▸ **Exercise objective**
Pictures stay out of this copy, which runs from the first line of the material through the line containing "DE\\CONTROL DE CALIDAD".
┌──
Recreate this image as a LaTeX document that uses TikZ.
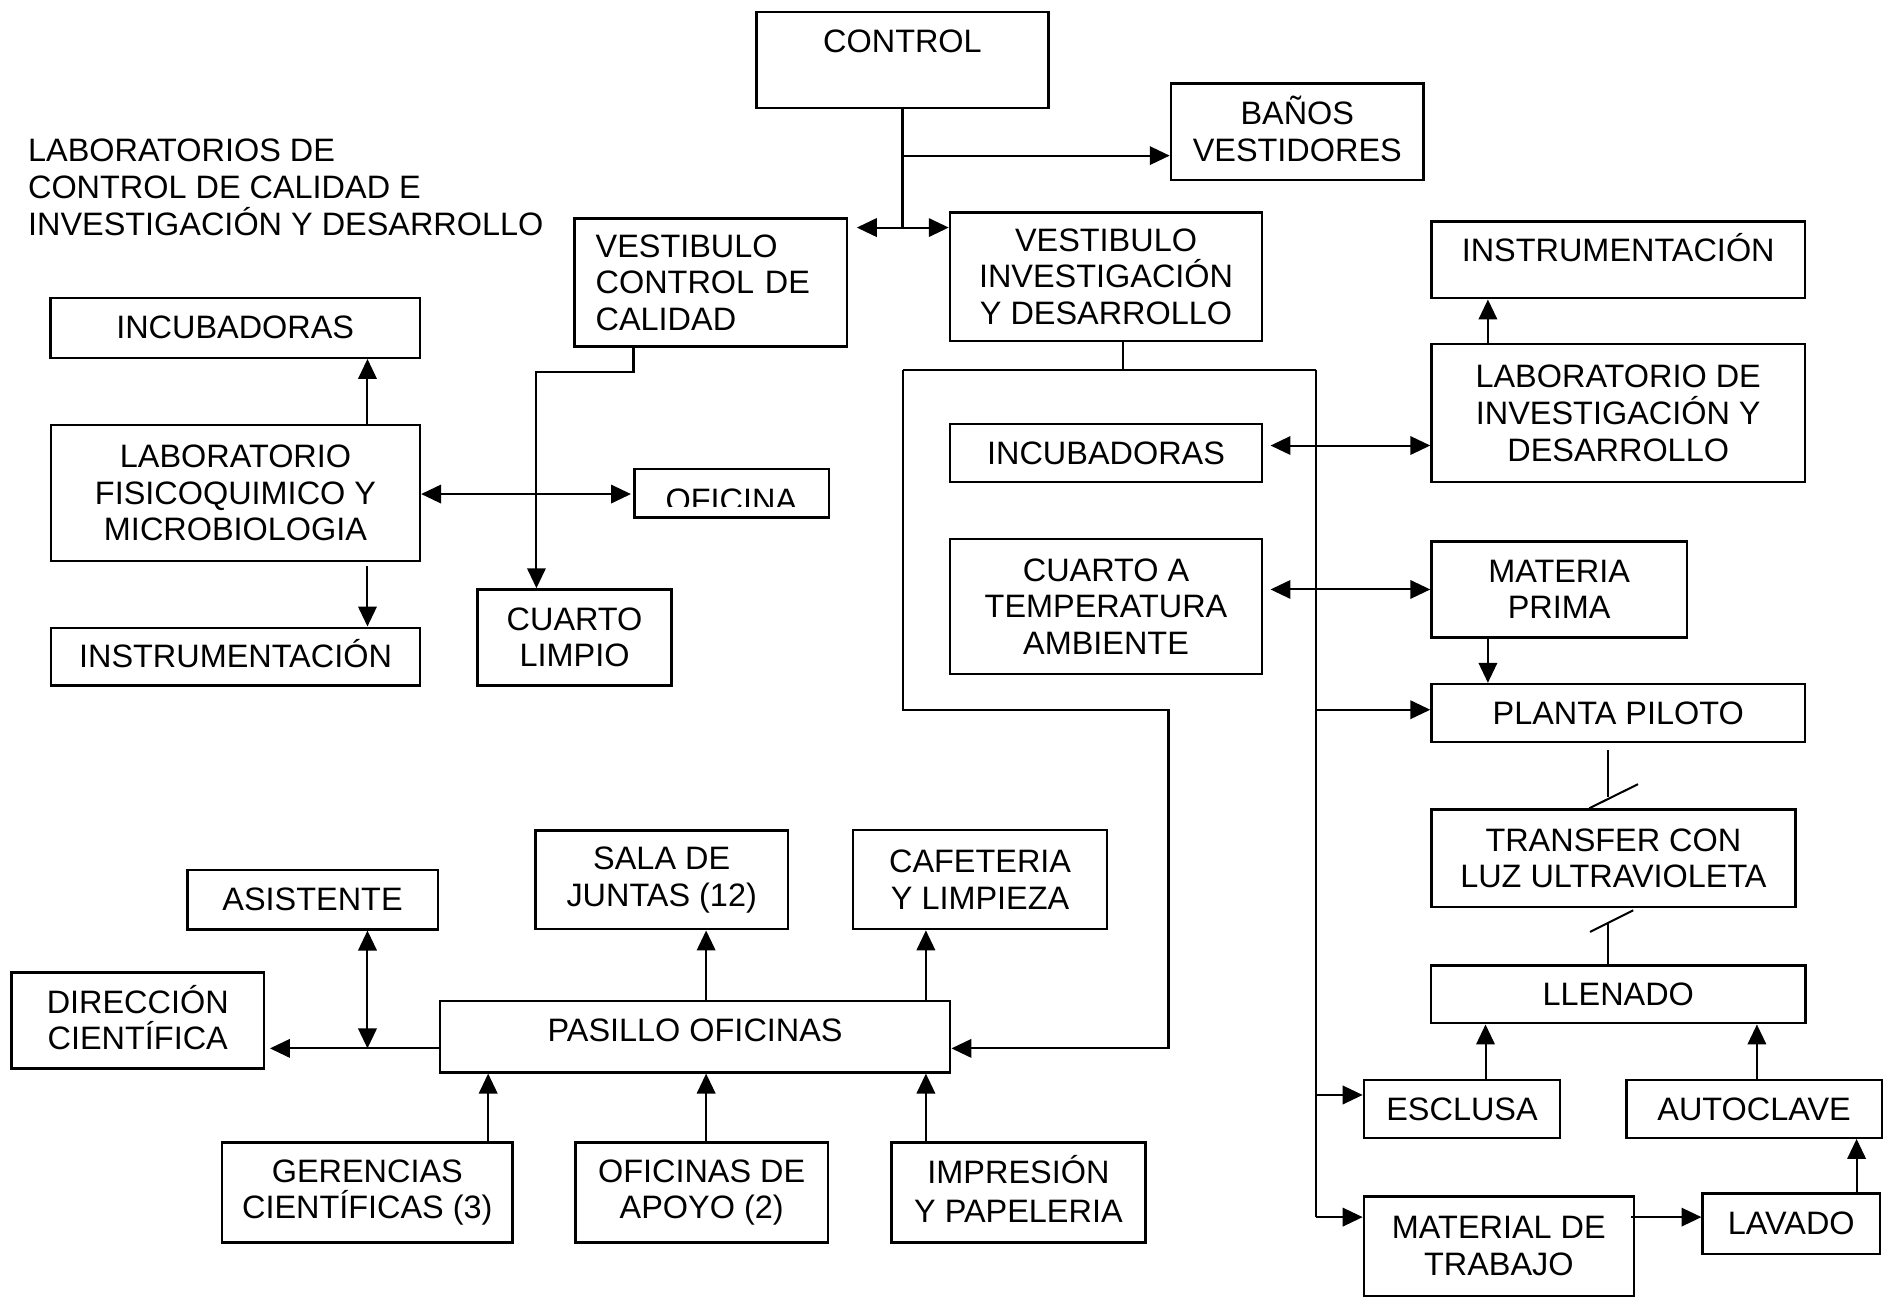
\documentclass[tikz,border=0pt]{standalone}
\usepackage{fontspec}
\setmainfont{Liberation Sans}
\usetikzlibrary{arrows.meta}
\begin{document}
\begin{tikzpicture}[x=0.5pt,y=-0.5pt,
  txt/.style={font=\fontsize{13.5pt}{15.25pt}\selectfont},
  box/.style={txt,draw,line width=1pt,inner sep=0pt,align=center},
  area/.style n args={4}{at={({(#1+#3)/2},{(#2+#4)/2})},
     minimum width={(#3-#1)*0.5pt}, minimum height={(#4-#2)*0.5pt}},
  conn/.style={line width=0.85pt},
  >={Triangle[length=8.3pt,width=7.7pt]}]
\useasboundingbox (0,0) rectangle (1568,1080);

% title
\node[txt,anchor=west,inner sep=0pt,align=left] (title) at (23,156)
  {LABORATORIOS DE\\CONTROL DE CALIDAD E\\INVESTIGACIÓN Y DESARROLLO};

% boxes
\node[box,area={630}{10}{873}{90}] (control) {\raisebox{7.6pt}[\height][\depth]{CONTROL}};
\node[box,area={975}{69.5}{1185.5}{150}] (banos) {BA\smash{Ñ}OS\\VESTIDORES};
\node[box,area={478.5}{182}{705.5}{288.7},align=left,text width=96pt] (vcc) {VESTIBULO\\CONTROL DE\\CALIDAD};
\node[box,area={791}{177}{1051}{284}] (vid) {VESTIBULO\\INVESTIGACIÓN\\Y DESARROLLO};
\node[box,area={1192}{184.6}{1503}{248.4}] (instr2) {\raisebox{4.2pt}[\height][\depth]{INSTRUMENTACI\smash{Ó}N}};
\node[box,area={42}{248}{349.7}{297.9}] (incub1) {INCUBADORAS};
\node[box,area={1192}{286.7}{1503}{401.6}] (labid) {LABORATORIO DE\\INVESTIGACIÓN Y\\DESARROLLO};
\node[box,area={42.5}{354}{349.7}{467}] (labfq) {LABORATORIO\\FISICOQUIMICO Y\\MICROBIOLOGIA};
\node[box,area={528.4}{390.5}{690.4}{431}] (oficina) {};
\begin{scope}
  \clip (oficina.north west) rectangle (690,422);
  \node[txt,inner sep=0pt] (oficinatxt) at (609,416.3) {OFICINA};
\end{scope}
\node[box,area={791}{353.3}{1051}{401.6}] (incub2) {INCUBADORAS};
\node[box,area={397.7}{490.8}{559.2}{570.7}] (climpio) {CUARTO\\LIMPIO};
\node[box,area={42.5}{522.7}{349.7}{570.7}] (instr1) {INSTRUMENTACI\smash{Ó}N};
\node[box,area={791}{449}{1051}{561.3}] (ctemp) {CUARTO A\\TEMPERATURA\\AMBIENTE};
\node[box,area={1192}{451}{1404.6}{530.7}] (mprima) {MATERIA\\PRIMA};
\node[box,area={1192}{569.6}{1503}{618}] (planta) {PLANTA PILOTO};
\node[box,area={1192}{674}{1495}{755.5}] (transfer) {TRANSFER CON\\LUZ ULTRAVIOLETA};
\node[box,area={446}{691.5}{656}{773.8}] (sala) {SALA DE\\JUNTAS (12)};
\node[box,area={710.4}{691.3}{921.9}{773.7}] (cafe) {CAFETERIA\\Y LIMPIEZA};
\node[box,area={156}{724.5}{364.5}{773.9}] (asist) {ASISTENTE};
\node[box,area={9.6}{809.7}{219.8}{889.6}] (direc) {DIRECCI\smash{Ó}N\\CIENTÍFICA};
\node[box,area={366.4}{833.3}{791.3}{893}] (pasillo) {\raisebox{2.75pt}[\height][\depth]{PASILLO OFICINAS}};
\node[box,area={1191.5}{804.1}{1503.6}{852.1}] (llenado) {LLENADO};
\node[box,area={1135.7}{899.3}{1299.2}{947.4}] (esclusa) {ESCLUSA};
\node[box,area={1354.3}{899.3}{1567}{947.4}] (autoclave) {AUTOCLAVE};
\node[box,area={184.8}{951.5}{426.9}{1034.8}] (geren) {GERENCIAS\\CIENTÍFICAS (3)};
\node[box,area={479.1}{951.5}{689.5}{1034.8}] (apoyo) {OFICINAS DE\\APOYO (2)};
\node[box,area={742.3}{951.5}{953.8}{1034.8}] (impres) {\raisebox{0.8pt}[\height][\depth]{IMPRESI\smash{Ó}N}\\Y PAPELERIA};
\node[box,area={1135.7}{996.5}{1360.5}{1079}] (material) {MATERIAL DE\\TRABAJO};
\node[box,area={1417.8}{993.7}{1565.5}{1044.2}] (lavado) {LAVADO};

% junction coordinates
\coordinate (jv) at (751.5,189.5);
\coordinate (jb) at (751.5,129.6);
\coordinate (tl) at (752,308.1);
\coordinate (tr) at (1095.6,308.1);
\coordinate (l1) at (973,591);
\coordinate (l2) at (973,873);
\coordinate (rp) at (1095.6,591);
\coordinate (re) at (1095.6,911.8);
\coordinate (rm) at (1095.6,1013.5);
\coordinate (pd) at (306,873);
\coordinate (s1) at (1339,664);
\coordinate (s2) at (1339,769);

% control
\draw[conn] (control.south) -- (jv);
\draw[conn,->] (jb) -- (jb -| banos.west);
\draw[conn,<->] ([xshift=3.5pt]jv -| vcc.east) -- (jv -| vid.west);

% vestibulo control de calidad
\draw[conn,->] ([xshift=25pt]vcc.south west) -- ++(0,20) -| ([xshift=25pt]climpio.north west);

% laboratorio fisicoquimico
\draw[conn,->] (labfq.north -| 306,0) -- (incub1.south -| 306,0);
\draw[conn,->] ([yshift=-1.75pt]labfq.south -| 306,0) -- (instr1.north -| 306,0);
\draw[conn,<->] (labfq.east |- 0,411.4) -- ([xshift=-1pt]oficina.west |- 0,411.4);

% vestibulo investigacion
\draw[conn] ([xshift=7pt]vid.south) -- ([xshift=7pt]vid.south |- tl);
\draw[conn] (tl) -- (tr);
\draw[conn,->] (tl) |- (l1) -- (l2) -- (l2 -| pasillo.east);
\draw[conn] (tr) -- (rm);
\draw[conn,->] (rp) -- (rp -| planta.west);
\draw[conn,->] (re) -- (re -| esclusa.west);
\draw[conn,->] (rm) -- (rm -| material.west);

\draw[conn,<->] ([xshift=3pt]incub2.east |- 0,371) -- (labid.west |- 0,371);
\draw[conn,<->] ([xshift=3pt]ctemp.east |- mprima.west) -- (mprima.west);
\draw[conn,->] (labid.north -| 1239,0) -- (instr2.south -| 1239,0);
\draw[conn,->] (mprima.south -| 1239,0) -- (planta.north -| 1239,0);

% planta -> transfer -> llenado (broken lines)
\draw[conn] ([yshift=-2.8pt]planta.south -| s1) -- (s1);
\draw[conn] (transfer.north -| 1323.5,0) -- (1364,653);
\draw[conn] (1324,776) -- (1360,758);
\draw[conn] (s2) -- (llenado.north -| s2);

\draw[conn,->] (esclusa.north -| 1237,0) -- (llenado.south -| 1237,0);
\draw[conn,->] (autoclave.north -| 1463,0) -- (llenado.south -| 1463,0);
\draw[conn,->] ([xshift=-1.75pt]material.east |- 0,1013.5) -- (lavado.west |- 0,1013.5);
\draw[conn,->] (lavado.north -| 1546,0) -- (autoclave.south -| 1546,0);

% pasillo oficinas
\draw[conn,->] (pasillo.west |- pd) -- ([xshift=2pt]direc.east |- pd);
\draw[conn,<->] (asist.south -| pd) -- (pd);
\draw[conn,->] (pasillo.north -| 588,0) -- (sala.south -| 588,0);
\draw[conn,->] (pasillo.north -| 771,0) -- (cafe.south -| 771,0);
\draw[conn,->] (geren.north -| 406.5,0) -- (pasillo.south -| 406.5,0);
\draw[conn,->] (apoyo.north -| 588,0) -- (pasillo.south -| 588,0);
\draw[conn,->] (impres.north -| 771,0) -- (pasillo.south -| 771,0);
\end{tikzpicture}
\end{document}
└──
▸ **Finished answer**
Recreate this image as a LaTeX document that uses TikZ.
\documentclass[tikz,border=0pt]{standalone}
\usepackage{fontspec}
\setmainfont{Liberation Sans}
\usetikzlibrary{arrows.meta}
\begin{document}
\begin{tikzpicture}[x=0.5pt,y=-0.5pt,
  txt/.style={font=\fontsize{13.5pt}{15.25pt}\selectfont},
  box/.style={txt,draw,line width=1pt,inner sep=0pt,align=center},
  area/.style n args={4}{at={({(#1+#3)/2},{(#2+#4)/2})},
     minimum width={(#3-#1)*0.5pt}, minimum height={(#4-#2)*0.5pt}},
  conn/.style={line width=0.85pt},
  >={Triangle[length=8.3pt,width=7.7pt]}]
\useasboundingbox (0,0) rectangle (1568,1080);

% title
\node[txt,anchor=west,inner sep=0pt,align=left] (title) at (23,156)
  {LABORATORIOS DE\\CONTROL DE CALIDAD E\\INVESTIGACIÓN Y DESARROLLO};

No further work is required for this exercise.